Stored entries
++++++++

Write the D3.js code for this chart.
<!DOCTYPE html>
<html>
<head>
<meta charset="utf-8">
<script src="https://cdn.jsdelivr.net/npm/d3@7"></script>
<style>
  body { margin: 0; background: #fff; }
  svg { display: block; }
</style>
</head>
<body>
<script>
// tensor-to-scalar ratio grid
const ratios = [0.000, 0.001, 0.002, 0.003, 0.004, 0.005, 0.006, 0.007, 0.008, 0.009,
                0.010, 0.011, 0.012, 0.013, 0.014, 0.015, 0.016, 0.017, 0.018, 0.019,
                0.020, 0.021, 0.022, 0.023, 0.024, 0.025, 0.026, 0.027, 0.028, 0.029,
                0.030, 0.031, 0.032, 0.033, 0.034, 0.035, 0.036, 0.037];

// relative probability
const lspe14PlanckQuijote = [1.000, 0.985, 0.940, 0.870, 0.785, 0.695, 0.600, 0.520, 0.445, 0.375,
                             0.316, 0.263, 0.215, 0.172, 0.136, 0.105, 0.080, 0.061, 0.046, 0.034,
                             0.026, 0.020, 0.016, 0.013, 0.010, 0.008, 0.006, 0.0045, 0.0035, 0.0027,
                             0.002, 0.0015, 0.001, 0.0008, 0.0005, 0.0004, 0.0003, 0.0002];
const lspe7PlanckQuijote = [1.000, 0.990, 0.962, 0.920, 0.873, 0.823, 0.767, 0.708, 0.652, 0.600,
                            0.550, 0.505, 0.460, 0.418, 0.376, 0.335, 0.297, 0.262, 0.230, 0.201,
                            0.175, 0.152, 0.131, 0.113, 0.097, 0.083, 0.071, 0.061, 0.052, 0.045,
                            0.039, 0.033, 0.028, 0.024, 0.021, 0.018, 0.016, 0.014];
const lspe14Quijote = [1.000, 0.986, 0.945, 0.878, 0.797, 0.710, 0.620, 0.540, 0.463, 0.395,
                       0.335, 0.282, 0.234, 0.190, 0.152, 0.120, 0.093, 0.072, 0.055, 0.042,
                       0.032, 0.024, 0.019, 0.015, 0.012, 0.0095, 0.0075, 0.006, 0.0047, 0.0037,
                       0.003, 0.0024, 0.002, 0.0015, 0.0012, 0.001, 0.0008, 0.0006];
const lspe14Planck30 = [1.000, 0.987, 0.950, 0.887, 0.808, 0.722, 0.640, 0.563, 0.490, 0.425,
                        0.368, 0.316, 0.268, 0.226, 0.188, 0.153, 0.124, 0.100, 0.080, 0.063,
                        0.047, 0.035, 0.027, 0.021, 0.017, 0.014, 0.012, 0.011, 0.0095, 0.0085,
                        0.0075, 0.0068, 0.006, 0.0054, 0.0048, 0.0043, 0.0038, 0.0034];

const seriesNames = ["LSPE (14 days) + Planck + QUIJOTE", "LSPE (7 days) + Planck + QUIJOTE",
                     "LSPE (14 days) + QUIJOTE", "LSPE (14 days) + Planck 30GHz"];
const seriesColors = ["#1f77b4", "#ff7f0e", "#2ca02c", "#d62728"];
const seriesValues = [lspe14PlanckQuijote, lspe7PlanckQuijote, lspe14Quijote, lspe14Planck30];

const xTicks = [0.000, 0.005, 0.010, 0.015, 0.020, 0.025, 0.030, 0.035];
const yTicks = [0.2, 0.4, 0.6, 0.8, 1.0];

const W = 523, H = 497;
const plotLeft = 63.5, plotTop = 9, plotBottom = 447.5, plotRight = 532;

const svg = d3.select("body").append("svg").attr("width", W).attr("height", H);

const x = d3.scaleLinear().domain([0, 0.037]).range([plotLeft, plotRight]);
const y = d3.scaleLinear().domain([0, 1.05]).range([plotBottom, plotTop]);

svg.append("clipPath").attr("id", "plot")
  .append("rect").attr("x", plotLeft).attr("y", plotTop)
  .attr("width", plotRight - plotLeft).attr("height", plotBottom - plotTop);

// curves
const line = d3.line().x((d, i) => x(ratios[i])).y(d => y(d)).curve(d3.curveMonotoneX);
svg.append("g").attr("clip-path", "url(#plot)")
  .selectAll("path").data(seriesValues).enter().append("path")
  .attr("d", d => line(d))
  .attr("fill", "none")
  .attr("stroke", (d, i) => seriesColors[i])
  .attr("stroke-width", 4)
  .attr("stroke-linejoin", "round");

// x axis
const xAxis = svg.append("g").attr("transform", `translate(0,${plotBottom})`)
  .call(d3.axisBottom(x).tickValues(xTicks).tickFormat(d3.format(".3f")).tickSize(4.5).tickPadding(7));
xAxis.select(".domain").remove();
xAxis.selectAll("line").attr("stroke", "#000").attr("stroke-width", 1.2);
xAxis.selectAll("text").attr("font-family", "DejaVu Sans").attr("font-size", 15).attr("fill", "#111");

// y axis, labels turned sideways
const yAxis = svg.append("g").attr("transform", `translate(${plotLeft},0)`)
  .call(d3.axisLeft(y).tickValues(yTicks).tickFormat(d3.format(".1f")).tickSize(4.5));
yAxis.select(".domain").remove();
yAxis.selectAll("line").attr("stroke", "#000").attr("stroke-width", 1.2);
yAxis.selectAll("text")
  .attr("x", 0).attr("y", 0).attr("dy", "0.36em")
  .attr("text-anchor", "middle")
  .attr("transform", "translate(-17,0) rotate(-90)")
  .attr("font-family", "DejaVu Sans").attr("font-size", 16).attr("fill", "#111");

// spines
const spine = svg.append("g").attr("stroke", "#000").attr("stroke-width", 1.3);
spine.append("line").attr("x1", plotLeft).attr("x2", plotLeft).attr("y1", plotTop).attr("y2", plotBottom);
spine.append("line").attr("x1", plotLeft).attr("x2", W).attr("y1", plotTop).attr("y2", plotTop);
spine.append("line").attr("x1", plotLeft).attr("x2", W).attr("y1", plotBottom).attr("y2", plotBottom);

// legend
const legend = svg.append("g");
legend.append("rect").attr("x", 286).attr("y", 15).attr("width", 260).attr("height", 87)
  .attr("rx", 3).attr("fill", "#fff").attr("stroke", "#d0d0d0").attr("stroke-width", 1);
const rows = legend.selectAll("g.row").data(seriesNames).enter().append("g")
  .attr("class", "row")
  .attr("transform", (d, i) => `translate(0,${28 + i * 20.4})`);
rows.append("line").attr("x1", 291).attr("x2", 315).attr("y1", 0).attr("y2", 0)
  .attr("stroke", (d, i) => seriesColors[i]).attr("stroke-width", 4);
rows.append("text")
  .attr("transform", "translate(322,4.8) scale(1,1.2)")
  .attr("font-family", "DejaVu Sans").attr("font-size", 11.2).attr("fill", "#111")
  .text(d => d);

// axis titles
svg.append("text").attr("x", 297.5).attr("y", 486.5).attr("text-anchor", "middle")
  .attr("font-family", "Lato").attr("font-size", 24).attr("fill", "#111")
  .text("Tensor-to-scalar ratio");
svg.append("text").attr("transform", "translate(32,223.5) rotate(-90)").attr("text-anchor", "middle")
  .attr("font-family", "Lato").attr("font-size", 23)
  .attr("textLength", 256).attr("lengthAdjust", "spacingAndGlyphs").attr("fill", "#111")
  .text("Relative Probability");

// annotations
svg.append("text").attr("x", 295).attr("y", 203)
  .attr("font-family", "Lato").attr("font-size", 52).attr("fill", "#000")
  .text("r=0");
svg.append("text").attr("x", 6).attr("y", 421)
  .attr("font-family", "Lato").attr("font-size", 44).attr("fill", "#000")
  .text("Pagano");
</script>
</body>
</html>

++++++++

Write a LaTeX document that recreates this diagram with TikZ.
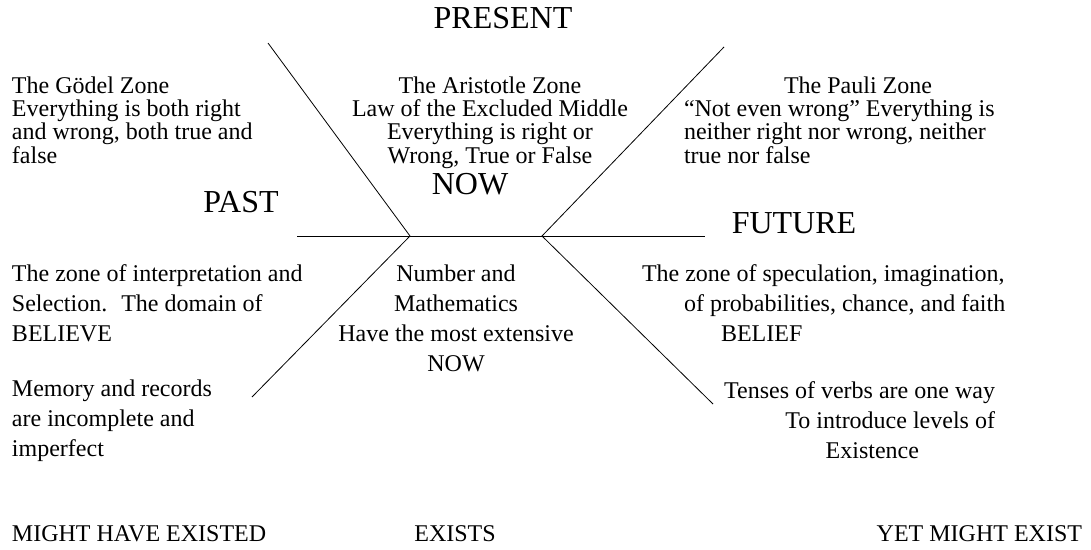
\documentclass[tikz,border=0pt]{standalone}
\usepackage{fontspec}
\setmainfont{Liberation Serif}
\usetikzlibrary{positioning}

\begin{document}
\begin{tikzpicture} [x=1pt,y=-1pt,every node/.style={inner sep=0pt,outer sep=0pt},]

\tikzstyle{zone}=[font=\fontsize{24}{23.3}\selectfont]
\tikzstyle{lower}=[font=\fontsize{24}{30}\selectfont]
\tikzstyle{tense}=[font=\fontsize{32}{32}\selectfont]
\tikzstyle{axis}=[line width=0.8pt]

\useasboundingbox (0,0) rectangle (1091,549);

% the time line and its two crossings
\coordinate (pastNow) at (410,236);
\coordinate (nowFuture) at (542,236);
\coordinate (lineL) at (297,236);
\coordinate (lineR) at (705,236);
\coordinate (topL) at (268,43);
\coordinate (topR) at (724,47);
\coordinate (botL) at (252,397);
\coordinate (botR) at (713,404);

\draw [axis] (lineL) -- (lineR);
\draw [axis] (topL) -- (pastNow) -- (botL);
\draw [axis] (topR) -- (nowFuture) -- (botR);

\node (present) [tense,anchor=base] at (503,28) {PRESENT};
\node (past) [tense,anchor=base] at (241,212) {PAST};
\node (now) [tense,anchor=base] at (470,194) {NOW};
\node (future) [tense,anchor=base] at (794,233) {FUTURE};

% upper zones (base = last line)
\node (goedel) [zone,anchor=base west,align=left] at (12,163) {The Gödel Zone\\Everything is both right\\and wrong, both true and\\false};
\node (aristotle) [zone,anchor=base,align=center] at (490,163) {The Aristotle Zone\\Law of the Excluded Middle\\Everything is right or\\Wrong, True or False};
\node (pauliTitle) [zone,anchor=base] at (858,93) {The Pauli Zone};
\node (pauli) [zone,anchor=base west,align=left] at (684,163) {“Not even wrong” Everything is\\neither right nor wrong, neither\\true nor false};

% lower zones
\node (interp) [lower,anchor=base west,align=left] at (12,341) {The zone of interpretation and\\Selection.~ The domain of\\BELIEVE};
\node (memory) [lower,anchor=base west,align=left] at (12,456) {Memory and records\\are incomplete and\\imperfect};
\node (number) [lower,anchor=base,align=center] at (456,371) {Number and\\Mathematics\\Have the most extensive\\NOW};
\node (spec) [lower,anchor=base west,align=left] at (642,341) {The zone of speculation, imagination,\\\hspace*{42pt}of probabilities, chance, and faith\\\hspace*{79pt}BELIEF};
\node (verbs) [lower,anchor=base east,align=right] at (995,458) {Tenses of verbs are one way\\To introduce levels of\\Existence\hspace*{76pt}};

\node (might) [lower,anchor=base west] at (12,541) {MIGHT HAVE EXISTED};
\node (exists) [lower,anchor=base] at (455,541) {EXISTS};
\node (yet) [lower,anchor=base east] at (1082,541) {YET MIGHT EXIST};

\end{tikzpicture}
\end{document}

++++++++

WHAT TO WORK ON. Transcribe the lines between the one holding "Write a LaTeX" and the one holding "(0,0) rectangle (1091,549);", inclusive, and leave out any pictures.

RESULT.
Write a LaTeX document that recreates this diagram with TikZ.
\documentclass[tikz,border=0pt]{standalone}
\usepackage{fontspec}
\setmainfont{Liberation Serif}
\usetikzlibrary{positioning}

\begin{document}
\begin{tikzpicture} [x=1pt,y=-1pt,every node/.style={inner sep=0pt,outer sep=0pt},]

\tikzstyle{zone}=[font=\fontsize{24}{23.3}\selectfont]
\tikzstyle{lower}=[font=\fontsize{24}{30}\selectfont]
\tikzstyle{tense}=[font=\fontsize{32}{32}\selectfont]
\tikzstyle{axis}=[line width=0.8pt]

\useasboundingbox (0,0) rectangle (1091,549);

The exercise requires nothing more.